*GIVEN PROBLEM*. Take every line where the string "with" appears and copy it.

*DATA TO PROCESS*.

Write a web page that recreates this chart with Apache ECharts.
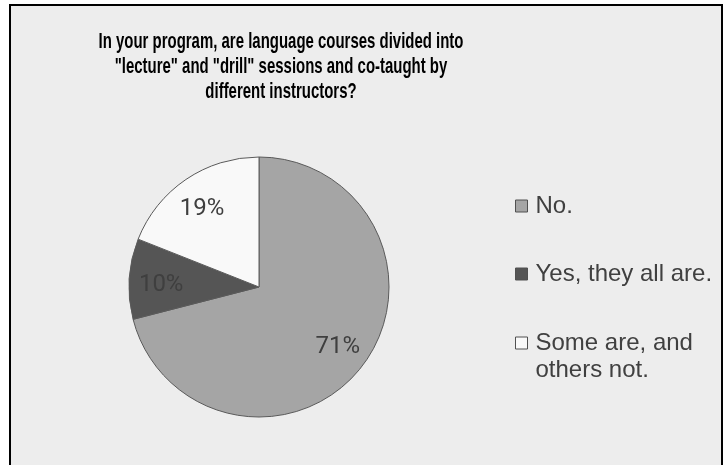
<!DOCTYPE html>
<html>
<head>
<meta charset="utf-8">
<script src="https://cdn.jsdelivr.net/npm/echarts@6/dist/echarts.min.js"></script>
<style>
  html, body { margin: 0; padding: 0; background: #ffffff; }
  #chart { width: 725px; height: 465px; }
</style>
</head>
<body>
<div id="chart"></div>
<script>
// Survey answers and their shares (percent)
const titleText = 'In your program, are language courses divided into\n"lecture" and "drill" sessions and co-taught by\ndifferent instructors?';
const categories = ['No.', 'Yes, they all are.', 'Some are, and others not.'];
const legendLabels = ['No.', 'Yes, they all are.', '\nSome are, and\nothers not.'];
const shares = [71, 10, 19];
const sliceColors = ['#a5a5a5', '#555555', '#f9f9f9'];

const center = [259, 287];
const radius = 130;
const total = shares.reduce((a, b) => a + b, 0);

// Percent labels sit at ~73% of the radius, just before each slice's mid angle;
// the small downward nudge centres the digits rather than the em box
function labelShift(params) {
  const i = params.dataIndex;
  let before = 0;
  for (let k = 0; k < i; k++) before += shares[k];
  const midOld = (before + shares[i] / 2) / total * Math.PI * 2;
  const mid = midOld - 1.5 * Math.PI / 180;
  const r = radius * 0.73;
  const r0 = radius * 0.5;
  return {
    dx: r * Math.sin(mid) - r0 * Math.sin(midOld),
    dy: -r * Math.cos(mid) + r0 * Math.cos(midOld) + 2
  };
}

// One legend block per answer so the wrapped label keeps its box beside the first line
const legendLineHeight = 27;
const legendCenters = [206, 274, 343];
const legends = categories.map((name, i) => {
  const lines = legendLabels[i].split('\n').length;
  return {
    orient: 'vertical',
    left: 515,
    top: legendCenters[i] - lines * legendLineHeight / 2,
    padding: 0,
    icon: 'rect',
    itemWidth: 12,
    itemHeight: 12,
    data: [name],
    formatter: () => legendLabels[i],
    textStyle: {
      fontFamily: 'Liberation Sans, Arial, sans-serif',
      fontSize: 24,
      lineHeight: legendLineHeight,
      color: '#404040',
      padding: [0, 0, 0, 3]
    },
    itemStyle: { borderColor: '#505050', borderWidth: 1 }
  };
});

const chart = echarts.init(document.getElementById('chart'), null, { renderer: 'canvas' });
chart.setOption({
  animation: false,
  backgroundColor: '#ffffff',
  graphic: [
    {
      type: 'rect',
      z: -10,
      shape: { x: 10, y: 5, width: 712, height: 480 },
      style: { fill: '#ededed', stroke: '#000000', lineWidth: 2 }
    },
    {
      // condensed bold heading, centred over the pie/legend block
      type: 'text',
      x: 281,
      y: 29,
      scaleX: 0.68,
      style: {
        text: titleText,
        font: 'bold 22px "Liberation Sans", Arial, sans-serif',
        lineHeight: 25,
        fill: '#000000',
        align: 'center',
        verticalAlign: 'top'
      }
    }
  ],
  legend: legends,
  series: [{
    type: 'pie',
    center: center,
    radius: [0, radius],
    startAngle: 90,
    clockwise: true,
    silent: true,
    data: categories.map((name, i) => ({
      name: name,
      value: shares[i],
      itemStyle: { color: sliceColors[i] }
    })),
    itemStyle: { borderColor: '#5a5a5a', borderWidth: 1 },
    label: {
      show: true,
      position: 'inside',
      formatter: '{c}%',
      fontFamily: 'Roboto, Liberation Sans, sans-serif',
      fontSize: 24,
      color: '#3f3f3f'
    },
    labelLine: { show: false },
    labelLayout: labelShift
  }]
});
</script>
</body>
</html>
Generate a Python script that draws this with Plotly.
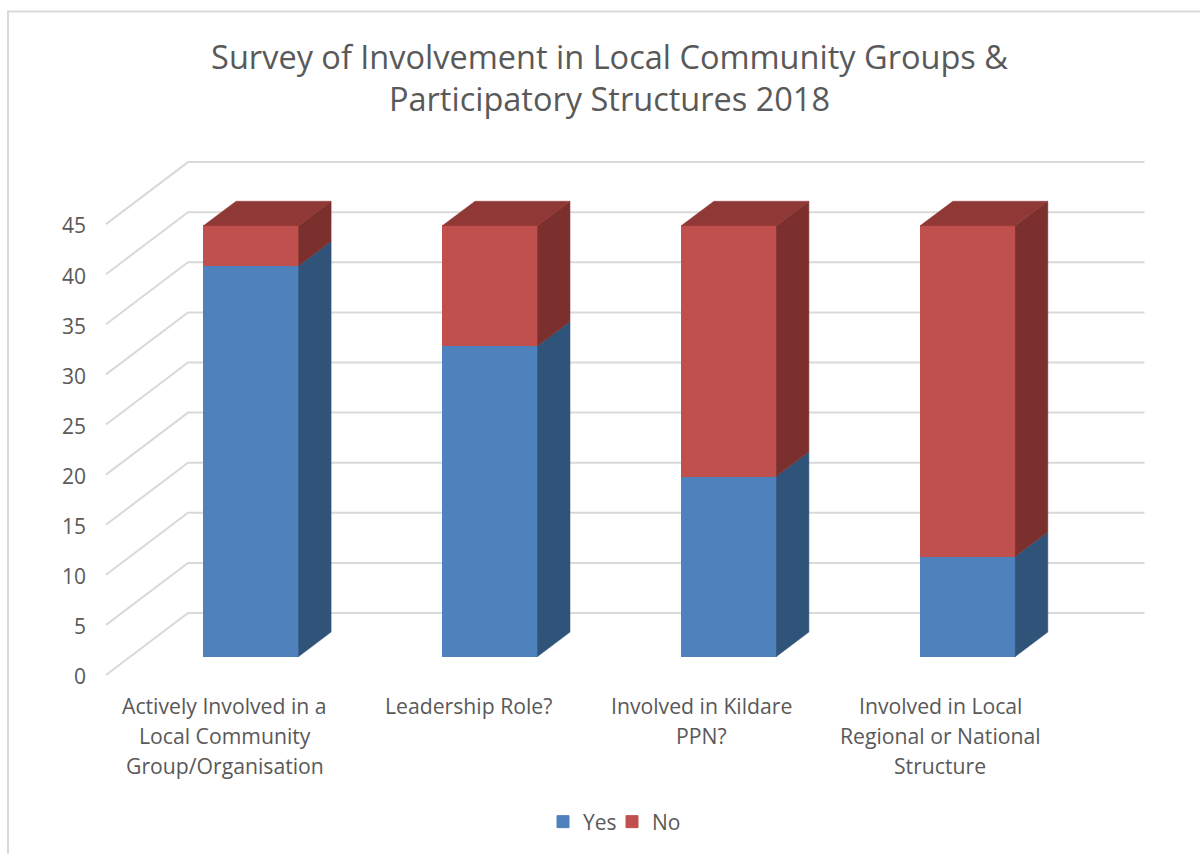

*OUTPUT OF THE TASK*.
Write a web page that recreates this chart with Apache ECharts.
Generate a Python script that draws this with Plotly.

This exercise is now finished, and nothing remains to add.